8. TROUVEZ QUELQU’UN A QUI PARLER. Trouvez du soutien en partageant les enjeux et les joies de la parentalité avec d’autres parents est un outil important proposé par l’approche Grandir Main dans la Main. Elle permet aux parents de se sentir soutenus. Trouvez une personne que vous pouvez appeler chaque semaine en partageant équitablement le temps d’écoute et de parole, que ce soit 30 minutes ou une heure. Celui qui se trouve en position d’écoute ne doit pas donner de conseils ni faire de suggestions. Il se doit de laisser la latitude nécessaire à l’autre parent pour qu’il se sente en confiance lors du partage d’expérience, même dans les récits les plus sombres, et ainsi lui permettre de trouver une solution au problème par lui-même.

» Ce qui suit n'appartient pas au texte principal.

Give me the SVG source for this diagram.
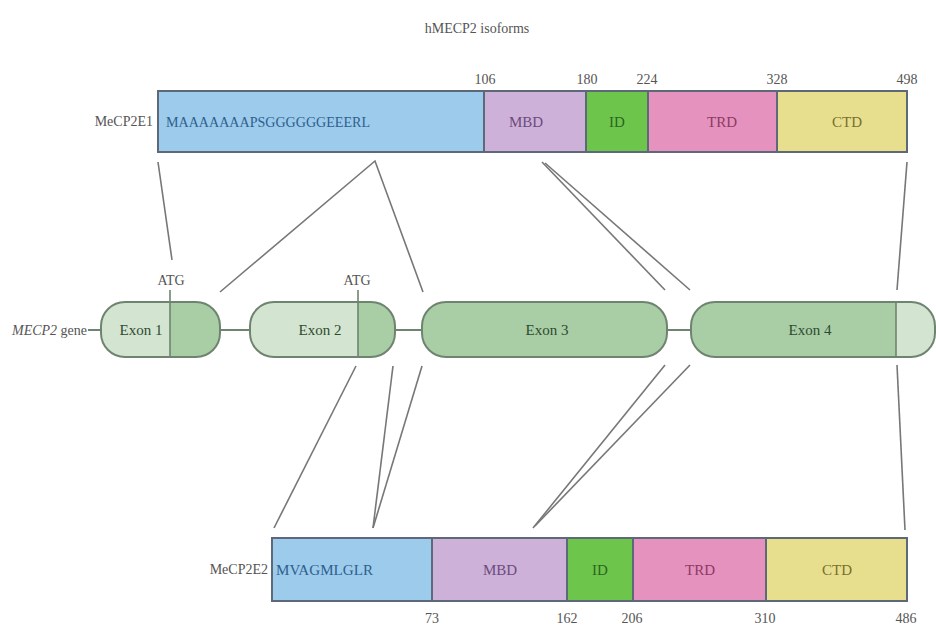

Les moments où nous perdons pied peuvent être l’occasion de guérir de nos blessures et de nous permettre de rester connectés avec nos enfants. En effet, lorsque nous pansons nos plaies, nous constatons que le comportement de nos enfants se modifie également, comme par miracle. Laura Markham explique : « Le paradoxe c’est que nous avons l’impression que l’enfant semble créer le problème. Mais lorsque nous faisons une partie du travail, ledit problème s’estompe toujours. Calmer le jeu nous permettrait-il de mettre des limites bienveillantes mais fermes et d’aider notre enfant à gérer ses émotions plutôt que d’ajouter de l’huile sur le feu ? Malgré tout, une fois que nous sommes parvenus à démêler l’imbroglio en nous-même, nous constatons bien souvent que notre enfant opère lui aussi une percée. Chacun de nous guérit et grandit. »

Alors, notez la façon dont votre enfant déclenche ces sentiments et où les racines de cette souffrance peuvent se situer. Avec un bon écoutant, explorez la colère, la frustration, l’embarras ou le désespoir qui émergent lorsque votre enfant agit d’une manière qui vous perturbe. Accordez-vous le temps nécessaire pour identifier les sentiments qui émanent de vous. Tandis que nous exprimons et surmontons ces sentiments, nous ne changeons pas seulement nous-mêmes mais nous changeons nos enfants dans le processus aussi.